You may have noticed these fake ‘Log into Google’ pages appearing more and more. They (and equivalents for other services) have very quickly become one of the main ways hackers use to steal other users’ accounts: (look carefully at the URL)
The usual solution put forward to avoid falling for these is to ‘use 2-factor authentication’. 2-Factor Authentication is very, very good, and everyone should enable it where possible. But… it does not necessarily protect you from attacks using systems like the above. Here’s how a hacker could get around it if they were determined:
- The hacker sends an email to someone that redirects them to a fake ‘log in to Google’ page.
- At the point the user enters their login details, the hacker’s program automatically attempts to log into Google itself.

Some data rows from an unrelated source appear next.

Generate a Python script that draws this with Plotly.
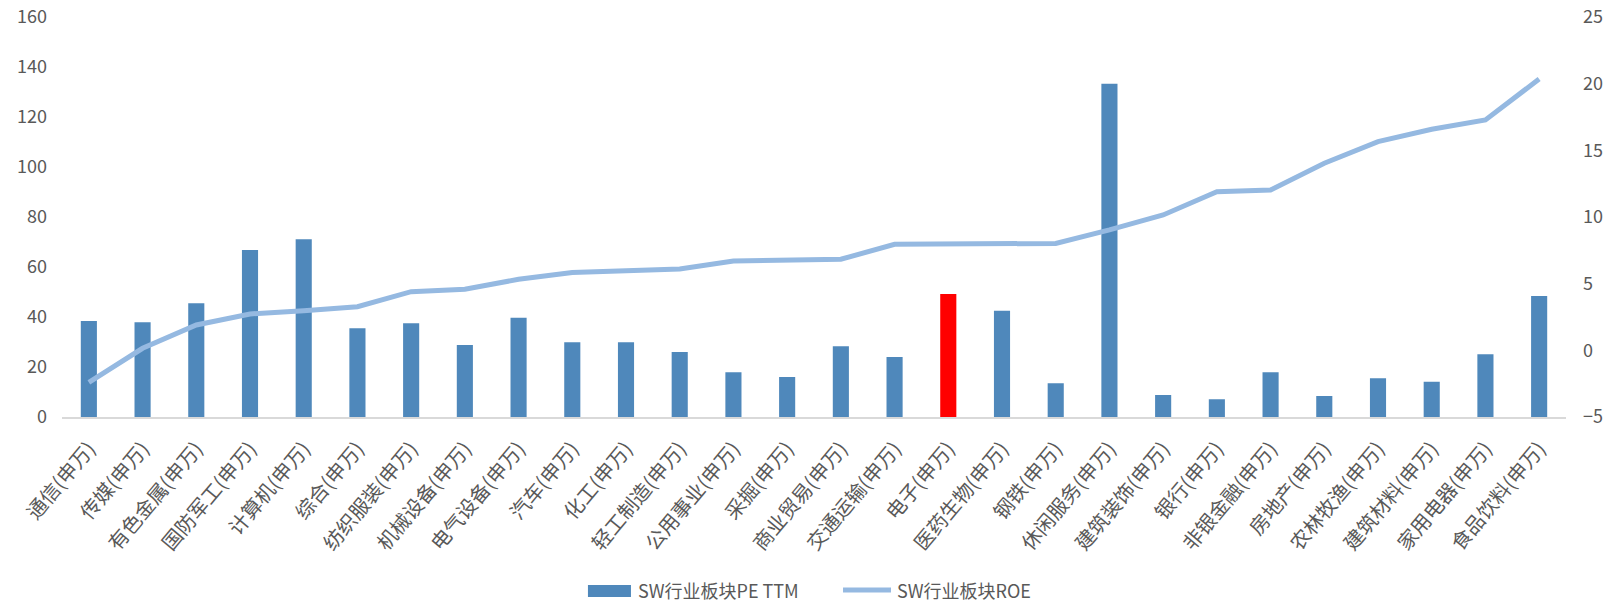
import plotly.graph_objects as go

categories = ["通信(申万)", "传媒(申万)", "有色金属(申万)", "国防军工(申万)", "计算机(申万)",
              "综合(申万)", "纺织服装(申万)", "机械设备(申万)", "电气设备(申万)", "汽车(申万)",
              "化工(申万)", "轻工制造(申万)", "公用事业(申万)", "采掘(申万)", "商业贸易(申万)",
              "交通运输(申万)", "电子(申万)", "医药生物(申万)", "钢铁(申万)", "休闲服务(申万)",
              "建筑装饰(申万)", "银行(申万)", "非银金融(申万)", "房地产(申万)", "农林牧渔(申万)",
              "建筑材料(申万)", "家用电器(申万)", "食品饮料(申万)"]

pe_ttm = [38.4, 37.9, 45.5, 66.8, 71.1, 35.5, 37.5, 28.8, 39.7, 29.9,
          29.9, 26.0, 17.9, 16.0, 28.3, 24.0, 49.2, 42.5, 13.5, 133.3,
          8.8, 7.1, 17.9, 8.4, 15.5, 14.1, 25.1, 48.4]

roe = [-2.4, 0.15, 1.9, 2.73, 2.97, 3.27, 4.4, 4.58, 5.33, 5.83,
       5.97, 6.1, 6.7, 6.72, 6.83, 7.95, 8.0, 8.02, 8.02, 9.03,
       10.15, 11.9, 12.03, 14.03, 15.65, 16.58, 17.28, 20.35]

pe_name = "SW行业板块PE TTM"
roe_name = "SW行业板块ROE"
highlight = "电子(申万)"

bar_blue = "#4F88BB"
line_blue = "#95B9E1"
bar_colors = ["#FF0000" if c == highlight else bar_blue for c in categories]

font_family = "Noto Sans CJK SC, Noto Sans, sans-serif"
grey = "#595959"

fig = go.Figure()
fig.add_trace(go.Bar(
    x=categories, y=pe_ttm, name=pe_name,
    marker=dict(color=bar_colors, line=dict(width=0)),
    width=0.30, yaxis="y", showlegend=False,
))
fig.add_trace(go.Scatter(
    x=categories, y=roe, name=roe_name, mode="lines",
    line=dict(color=line_blue, width=5), yaxis="y2", showlegend=False,
))

# custom legend (swatches + text) below the plot
fig.add_shape(type="rect", xref="paper", yref="paper",
              x0=0.3497, x1=0.3783, y0=-0.45, y1=-0.42,
              fillcolor=bar_blue, line=dict(width=0))
fig.add_annotation(xref="paper", yref="paper", x=0.3816, y=-0.4325,
                   text=pe_name, showarrow=False, xanchor="left", yanchor="middle",
                   font=dict(size=18, color=grey, family=font_family))
fig.add_shape(type="line", xref="paper", yref="paper",
              x0=0.5193, x1=0.5512, y0=-0.4325, y1=-0.4325,
              line=dict(color=line_blue, width=5))
fig.add_annotation(xref="paper", yref="paper", x=0.5539, y=-0.4325,
                   text=roe_name, showarrow=False, xanchor="left", yanchor="middle",
                   font=dict(size=18, color=grey, family=font_family))

fig.update_layout(
    width=1609, height=604,
    margin=dict(l=62, r=43, t=17, b=187, autoexpand=False),
    paper_bgcolor="white", plot_bgcolor="white",
    font=dict(family=font_family, color=grey, size=18),
    showlegend=False,
    xaxis=dict(
        type="category", tickangle=-50, showgrid=False, zeroline=False,
        showline=True, linecolor="#D9D9D9", linewidth=2, ticks="",
        tickfont=dict(size=20, color=grey), automargin=False,
        ticklabelstandoff=10,
    ),
    yaxis=dict(
        range=[0, 160], dtick=20, showgrid=False, zeroline=False,
        showline=False, ticks="", tickfont=dict(size=18, color=grey),
        automargin=False, ticklabelstandoff=14,
    ),
    yaxis2=dict(
        range=[-5, 25], dtick=5, overlaying="y", side="right",
        showgrid=False, zeroline=False, showline=False, ticks="",
        tickfont=dict(size=18, color=grey), automargin=False,
        ticklabelstandoff=16,
    ),
)

# remove the browser's default 8px body margin so the figure fills the window
fig.write_html("out.html", config={"displayModeBar": False},
               post_script="document.body.style.margin='0';")
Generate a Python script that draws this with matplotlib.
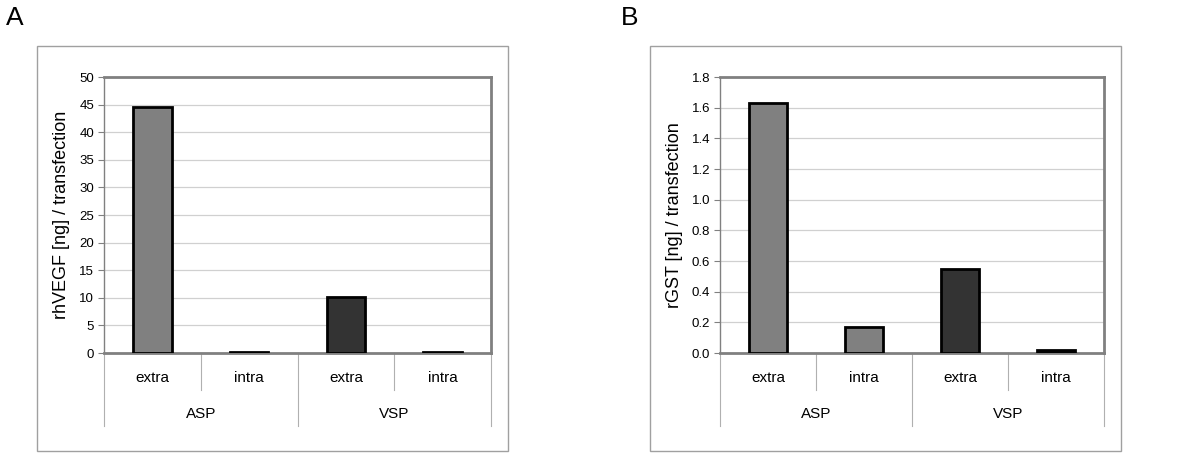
import matplotlib
matplotlib.use("Agg")
import matplotlib.pyplot as plt
from matplotlib.patches import Rectangle

plt.rcParams['font.family'] = ['Liberation Sans', 'DejaVu Sans']

groups = ["ASP", "VSP"]
subcats = ["extra", "intra"]
values_A = [44.5, 0.2, 10.2, 0.15]
values_B = [1.63, 0.17, 0.55, 0.02]
colors_A = ["#808080", "#808080", "#333333", "#333333"]
colors_B = ["#808080", "#808080", "#333333", "#111111"]
ylabel_A = "rhVEGF [ng] / transfection"
ylabel_B = "rGST [ng] / transfection"
yticks_A = [0, 5, 10, 15, 20, 25, 30, 35, 40, 45, 50]
yticks_B = [0.0, 0.2, 0.4, 0.6, 0.8, 1.0, 1.2, 1.4, 1.6, 1.8]
ytl_B = ["%.1f" % v for v in yticks_B]
ytl_A = [str(v) for v in yticks_A]

W, H = 1200, 459
fig = plt.figure(figsize=(12, 4.59), dpi=100)

def panel(letter, letter_x, frame, area, vals, cols, yticks, ytl, ylabel, ylab_x):
    fx0, fy0, fx1, fy1 = frame
    fig.patches.append(Rectangle((fx0 / W, 1 - fy1 / H), (fx1 - fx0) / W, (fy1 - fy0) / H,
                                 transform=fig.transFigure, fill=False,
                                 edgecolor="#a0a0a0", linewidth=1.0))
    fig.text(letter_x / W, 1 - 18 / H, letter, fontsize=19, ha="center", va="center")
    x0, y0, x1, y1 = area
    ax = fig.add_axes([x0 / W, 1 - y1 / H, (x1 - x0) / W, (y1 - y0) / H])
    n = len(vals)
    xs = [i + 0.5 for i in range(n)]
    ax.bar(xs, vals, width=0.4, color=cols, edgecolor="black", linewidth=2, zorder=3)
    ax.set_xlim(0, n)
    ax.set_ylim(yticks[0], yticks[-1])
    ax.set_yticks(yticks)
    ax.set_yticklabels(ytl, fontsize=9.5)
    ax.tick_params(axis="y", length=4, width=0.8, color="#808080", pad=3)
    ax.set_xticks([])
    ax.grid(axis="y", color="#d0d0d0", linewidth=0.9, zorder=0)
    for s in ax.spines.values():
        s.set_color("#808080")
        s.set_linewidth(2)
    ax.spines["left"].set_linewidth(1)
    ax.set_ylabel(ylabel, fontsize=13)
    ax.yaxis.set_label_coords((ylab_x - x0) / (x1 - x0), 0.5)
    ph = y1 - y0
    def ay(py):
        return (y1 - py) / ph
    for i in range(n + 1):
        bottom = 426 if i % 2 == 0 else 390
        ax.plot([i, i], [0, ay(bottom)], color="#b0b0b0", linewidth=0.8,
                transform=ax.get_xaxis_transform(), clip_on=False)
    for i in range(n):
        ax.text(xs[i], ay(378), subcats[i % 2], fontsize=11, ha="center", va="center",
                transform=ax.get_xaxis_transform())
    for g, name in enumerate(groups):
        ax.text(2 * g + 1, ay(414), name, fontsize=11, ha="center", va="center",
                transform=ax.get_xaxis_transform())
    return ax

panel("A", 15, (37, 46, 508, 451), (104, 77, 491, 353), values_A, colors_A,
      yticks_A, ytl_A, ylabel_A, 70)
panel("B", 630, (650, 46, 1121, 451), (720, 77, 1104, 353), values_B, colors_B,
      yticks_B, ytl_B, ylabel_B, 683)

fig.savefig("out.png", dpi=100)
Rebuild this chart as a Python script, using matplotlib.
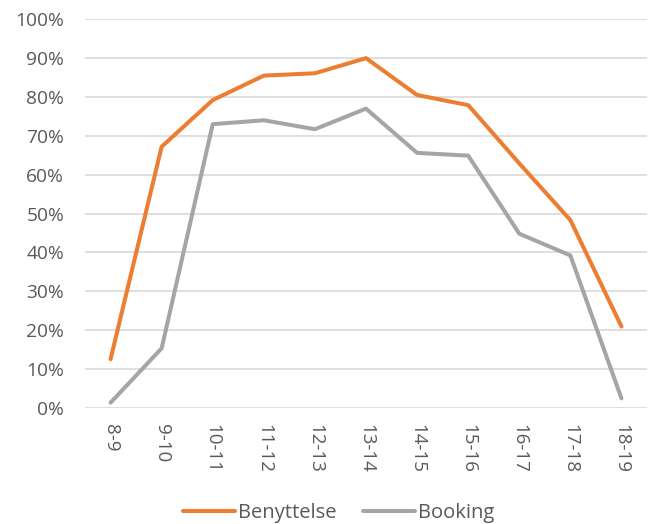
"""Benyttelse vs booking per time slot."""
import matplotlib
matplotlib.use("Agg")
import matplotlib.pyplot as plt
from matplotlib.ticker import PercentFormatter

plt.rcParams["font.family"] = ["Open Sans", "DejaVu Sans"]

time_slots = ["8-9", "9-10", "10-11", "11-12", "12-13", "13-14",
              "14-15", "15-16", "16-17", "17-18", "18-19"]
benyttelse = [0.125, 0.672, 0.792, 0.855, 0.861, 0.900,
              0.805, 0.779, 0.629, 0.483, 0.209]
booking = [0.013, 0.153, 0.730, 0.740, 0.717, 0.770,
           0.656, 0.649, 0.448, 0.392, 0.024]

fig = plt.figure(figsize=(6.55, 5.24), dpi=100)
axe = fig.add_axes([0.1298, 0.2219, 0.858, 0.7413])

x = range(len(time_slots))
axe.plot(x, benyttelse, color="#ED7D31", linewidth=2.9, label="Benyttelse",
         solid_capstyle="round", zorder=3)
axe.plot(x, booking, color="#A5A5A5", linewidth=2.9, label="Booking",
         solid_capstyle="round", zorder=3)

axe.set_ylim(0, 1)
axe.set_xlim(-0.5, 10.5)
axe.set_yticks([i / 10 for i in range(11)])
axe.yaxis.set_major_formatter(PercentFormatter(1.0, decimals=0))
axe.set_xticks(list(x))
axe.set_xticklabels(time_slots, rotation=-90)
axe.grid(axis="y", color="#D9D9D9", linewidth=1.2)
axe.set_axisbelow(True)
for spine in axe.spines.values():
    spine.set_visible(False)
axe.tick_params(axis="both", length=0, labelsize=13.8, colors="#595959")
axe.tick_params(axis="x", pad=12, labelsize=13.5)
axe.tick_params(axis="y", pad=15)

fig.legend(loc="center", ncol=2, frameon=False, fontsize=14.5,
           handlelength=2.6, handletextpad=0.15, columnspacing=1.3,
           labelcolor="#595959", bbox_to_anchor=(0.5174, 0.0204))

fig.savefig("out.png", dpi=100)
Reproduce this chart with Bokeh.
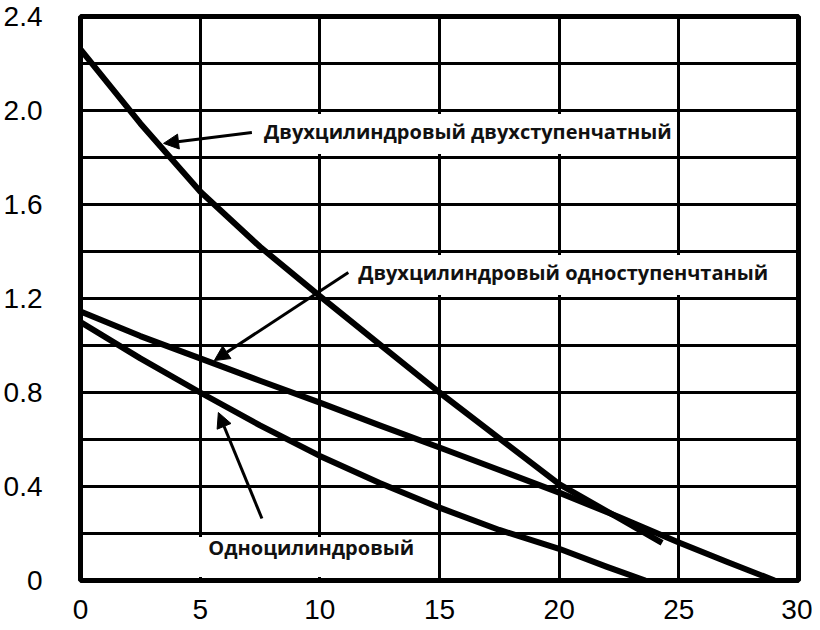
from bokeh.plotting import figure
from bokeh.models import Arrow, NormalHead, Range1d
from bokeh.embed import file_html
from bokeh.resources import INLINE
from bokeh.core.properties import value

# ---- data ----
x_ticks = [0, 5, 10, 15, 20, 25, 30]
y_ticks = [0, 0.4, 0.8, 1.2, 1.6, 2.0, 2.4]
y_tick_labels = ["0", "0.4", "0.8", "1.2", "1.6", "2.0", "2.4"]
y_grid = [0, 0.2, 0.4, 0.6, 0.8, 1.0, 1.2, 1.4, 1.6, 1.8, 2.0, 2.2, 2.4]

two_stage_x = [0, 2.5, 5, 7.5, 10, 12.5, 15, 17.5, 20, 22.5, 24.3]
two_stage_y = [2.26, 1.945, 1.655, 1.42, 1.21, 1.005, 0.80, 0.605, 0.41, 0.265, 0.16]

one_stage_x = [0, 2.5, 5, 7.5, 10, 12.5, 15, 17.5, 20, 22.5, 25, 27, 29]
one_stage_y = [1.145, 1.04, 0.945, 0.85, 0.757, 0.66, 0.566, 0.47, 0.374, 0.27, 0.162, 0.08, 0.0]

single_x = [0, 2.5, 5, 7.5, 10, 12.5, 15, 17.5, 20, 22, 23.6]
single_y = [1.10, 0.945, 0.80, 0.66, 0.53, 0.415, 0.31, 0.215, 0.135, 0.058, 0.0]

label_texts = ["Двухцилиндровый двухступенчатный",
               "Двухцилиндровый одноступенчтаный",
               "Одноцилиндровый"]

# ---- annotation placement ----
label_x = [7.67, 11.6, 5.34]
label_y = [1.91, 1.31, 0.14]
box_left = [7.3, 11.35, 4.9]
box_right = [24.7, 29.75, 14.75]
box_bottom = [1.815, 1.215, 0.015]
box_top = [1.985, 1.385, 0.185]

arrows = [
    (7.16, 1.906, 3.47, 1.86),
    (11.19, 1.311, 5.59, 0.936),
    (7.58, 0.264, 5.76, 0.715),
]

p = figure(width=812, height=626, output_backend="svg", toolbar_location=None,
           x_range=Range1d(0, 30), y_range=Range1d(0, 2.4),
           min_border_left=73, min_border_right=14,
           min_border_top=16, min_border_bottom=46)

p.background_fill_color = "white"
p.border_fill_color = "white"
p.outline_line_color = "black"
p.outline_line_width = 5

p.xgrid.ticker = x_ticks
p.ygrid.ticker = y_grid
for g in (p.xgrid, p.ygrid):
    g.grid_line_color = "black"
    g.grid_line_width = 3
    g.grid_line_alpha = 1.0

p.xaxis.ticker = x_ticks
p.yaxis.ticker = y_ticks
p.yaxis.major_label_overrides = {t: s for t, s in zip(y_ticks, y_tick_labels)}
for ax in (p.xaxis, p.yaxis):
    ax.axis_line_color = None
    ax.major_tick_line_color = None
    ax.minor_tick_line_color = None
    ax.major_label_text_font = "Liberation Sans"
    ax.major_label_text_font_size = "28px"
    ax.major_label_text_color = "black"
p.xaxis.major_label_standoff = 13
p.yaxis.major_label_standoff = 32

# white boxes behind the labels
p.quad(left=box_left, right=box_right, bottom=box_bottom, top=box_top,
       fill_color="white", line_color=None)

# curves
for xs, ys in ((two_stage_x, two_stage_y), (one_stage_x, one_stage_y), (single_x, single_y)):
    p.line(xs, ys, line_color="black", line_width=6, line_join="round")

# labels
p.text(x=label_x, y=label_y, text=label_texts, text_font=value("Open Sans"),
       text_font_style="bold", text_font_size="20px", text_baseline="middle",
       text_align="left", text_color="#111111")

for xs, ys, xe, ye in arrows:
    p.add_layout(Arrow(end=NormalHead(size=15, fill_color="black", line_color="black"),
                       x_start=xs, y_start=ys, x_end=xe, y_end=ye,
                       line_width=3, line_color="black"))

open("out.html", "w").write(file_html(p, INLINE))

- If the hacker is presented with a ‘Please enter your code…’ screen, Google will have automatically sent a code directly via SMS to the user. The hacker should therefore present the user with their own ”Please enter your code’ box.
- The hacker would then wait for the user to receive the code that Google has sent, and typed it into the hacker’s own “enter your code” box.
- The hacker would then use that code to immediately log into Google as the user, defeating the 2-step authentication.
That’s all sneaky, and horrible, but it’s so straightforward that I’m sure it will start happening soon.
3 Factor Authentication? Or ‘Confirmed’ 2 Factor Authentication?
The obvious next step is ‘3-step authentication’ which is: After Google have sent the login code and the user has logged in, they should then text another message to the user’s phone, simply saying ‘Login successful. If you have not just successfully logged in, please reply STOP to this message’.